I don't have any rules of thumb since I've never gone to the management dark-side. It's probably inevitable since I'm not a rock-star code slinger.

You should check out the meeting cost calculator (not that the math is painful).

To your point about saving money, Joel talks about The Development Abstraction Layer. It's a great post, my synopsis is that if you're a software shop, development is where the magic happens so let them do their job.

Being on the recipient end of management I guess one thing I could mention that it's important to be likable. If a manager is not a good person they won't get much out of me. It's like in school, when I didn't like a professor I did horrible in the class. It's my problem, I know, but it's the psychology managers deal with I think.

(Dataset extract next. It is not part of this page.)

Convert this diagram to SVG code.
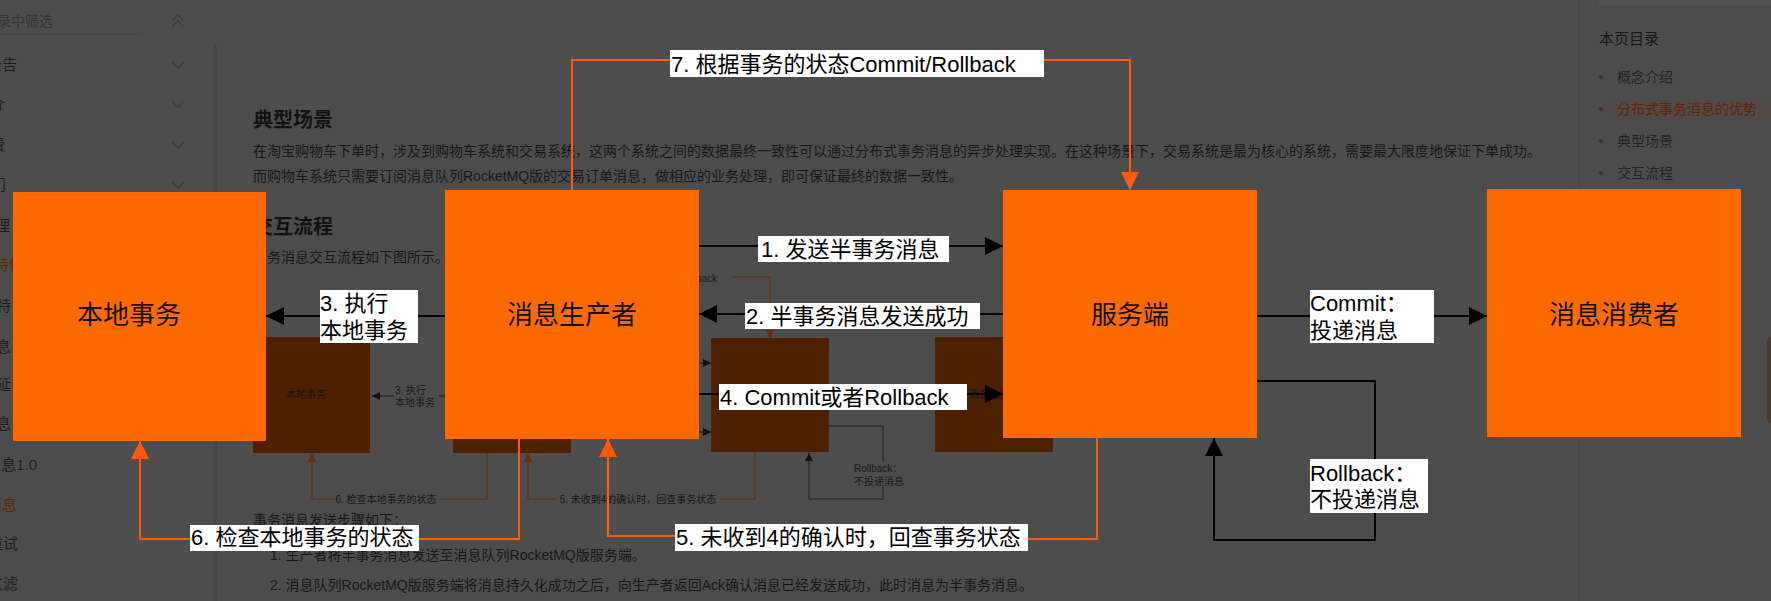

Since I'm handing out the weakly connected links, I recommend Bob Suttons blog. He wrote the 'No Asshole Rule'. Here's a good post about Clueless Assholes in Corporate America.

Anonymous said...

Another rule of thumb for managers:
If you have a talented person in your organization a good manager will find a role where they will fit in: not.

Some talented people have characteristics and habits that are not compatible with your organization. After some effort at finding that out, the best thing you can do is let them go.

Anonymous said...

I tripped over your use of "Front OFfice" for management. I think of the front office as the customer interface, while the head office is management. But I suspect these are not carefully defined terms.

I like your rules of thumb, and have been considering writing a management manual based on not being a sterotype. There are lots of management sterotypes, so it is easy to look at your actions, and see how well they align with known sterotypes. Trying to get minimal correlation would be a good daily check.